More than a few blacks grumble that Obama will be blamed for the financial mess, which may only get worse on his watch. If he gets blamed for it, the thinking goes, somehow it will blow back on blacks due to the infuriating racial double standard in which the failing of one is regarded as a failing for all blacks.
Then there's the age-old rap that blacks who don't support other blacks for political office or anything else are filled with self-loathing and color phobia – in reverse. This racial self-hate supposedly rears its ugly head every time a black tries to get ahead.
And there's also the persistent fear that if Obama wins, he will be in perpetual danger of being assassinated.
But none of this totally explains the trepidation and reluctance of some blacks to back Obama.
Here's the point that's often missed: Blacks aren't and never have been of one mind on anything, nor should they be. Blacks are as varied and diverse in their social and political views as any other demographic, and that includes embracing conservative social and religious positions.
This was plainly evident in the presidential battle in Ohio and Florida in 2004. Bush racked up double digit vote percentages among black voters. He did it by shrewdly appealing to the hard opposition of many blacks to abortion, gay marriage, and their support of school vouchers.
Polls have also shown that a significant number of blacks oppose welfare, back the death penalty, and support black anti-affirmative crusader Ward Connerly's state initiatives banning affirmative action programs in public hiring. To many socially conservative blacks, Obama is simply a too-liberal, tax-and-spend-Democrat for their tastes.
But while conservatives are still a very distinct minority of black voters, it doesn't mean that all blacks will instinctively back a black candidate. Nowhere was that more apparent than the 2006 midterm elections.
Ohio Secretary of State Ken Blackwell, pro football great Lynn Swann in Pennsylvania, and Maryland Lt. Gov. Michael Steele – all Republicans – banked heavily on getting black voter support. In fact, none of the three black Republicans came anywhere close to getting a majority of the black vote. This was not an aberration.
Blacks have even backed white Democratic incumbents against black challengers in Democratic primaries. The issue for them was the real and perceived notion that the incumbent had done and would continue to do a better job in improving education, getting increased funding for job programs, and neighborhood services.
It's true that blacks have ritually given Democratic presidential candidates 80 to 90 percent of their vote since the 1960s, when Democrats embraced civil rights. But it's also true that a small percentage of black voters have backed white Republican presidential candidates even though the GOP turned a cold shoulder toward them for decades. To be sure, the small percent of blacks who say they would not vote for a black candidate reflect a number of lingering fears that need to be addressed.

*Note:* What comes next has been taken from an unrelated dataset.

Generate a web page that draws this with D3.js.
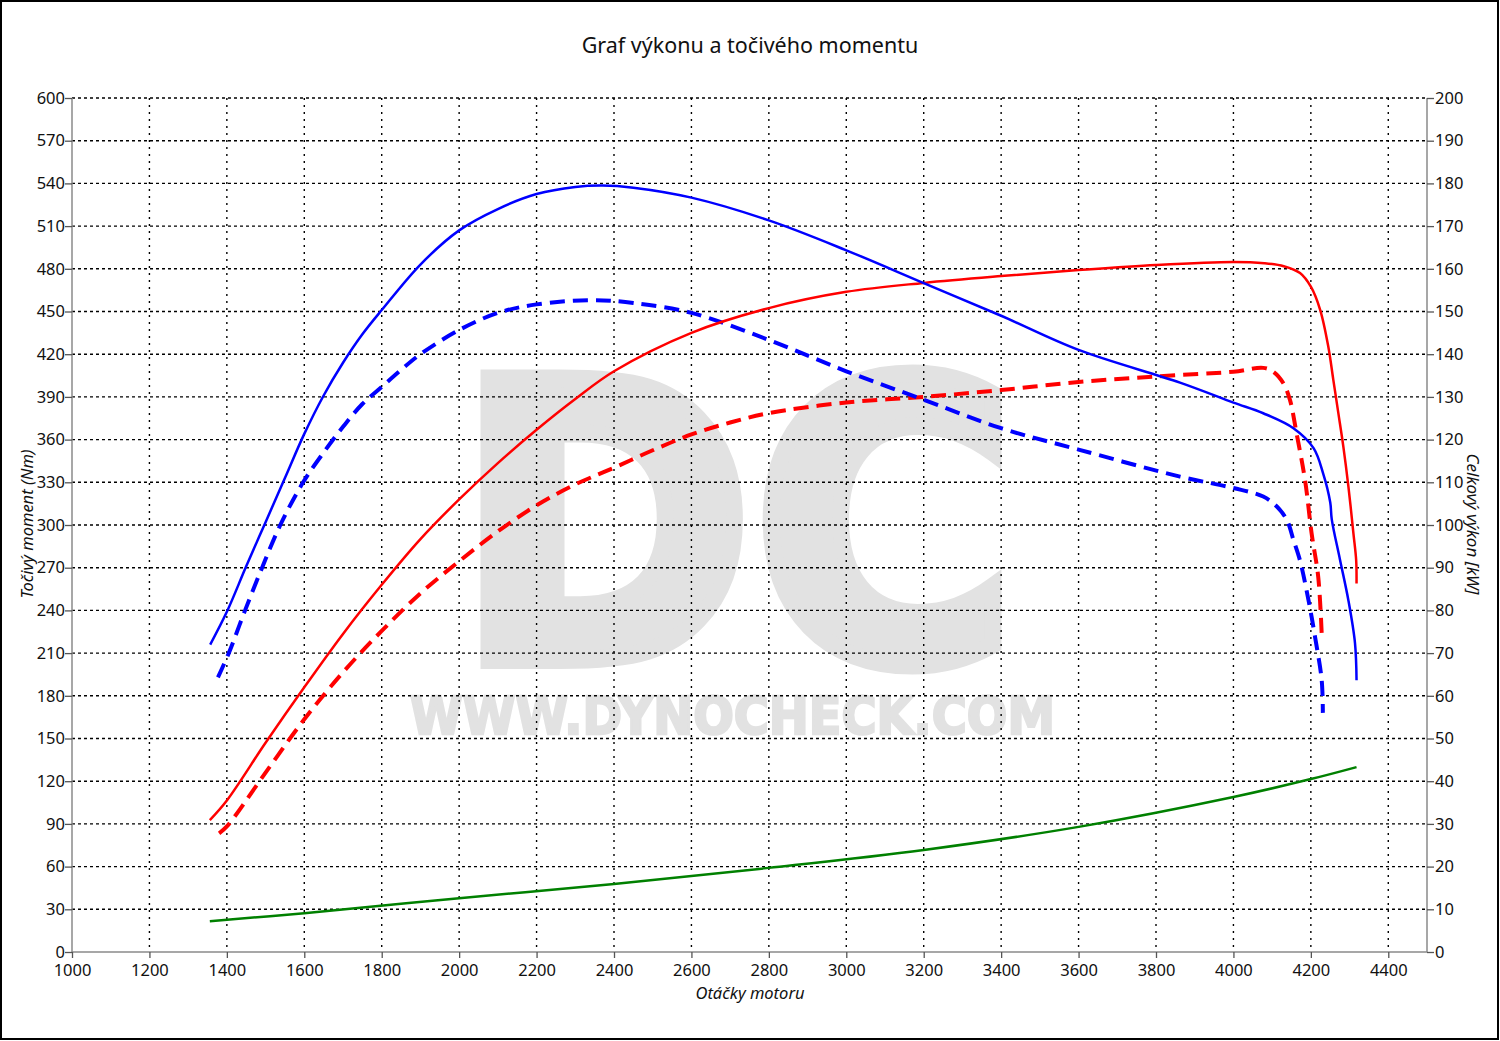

It's worth remembering though that the overwhelming majority of black voters are thrilled to be supporting Obama.
When Obama needed a surge in the South Carolina primary in January, Oprah delivered. She made an impassioned pitch for Obama to mostly black audiences in South Carolina and they delivered. Thousands more turned out there than did in the 2004 Democratic primary and they gave him more than 90 percent of their vote. That type of support continued through the primaries.
But the few black who won't support Obama are proof that blacks, like anyone else, make political choices based on many factors – and color isn't always one of them.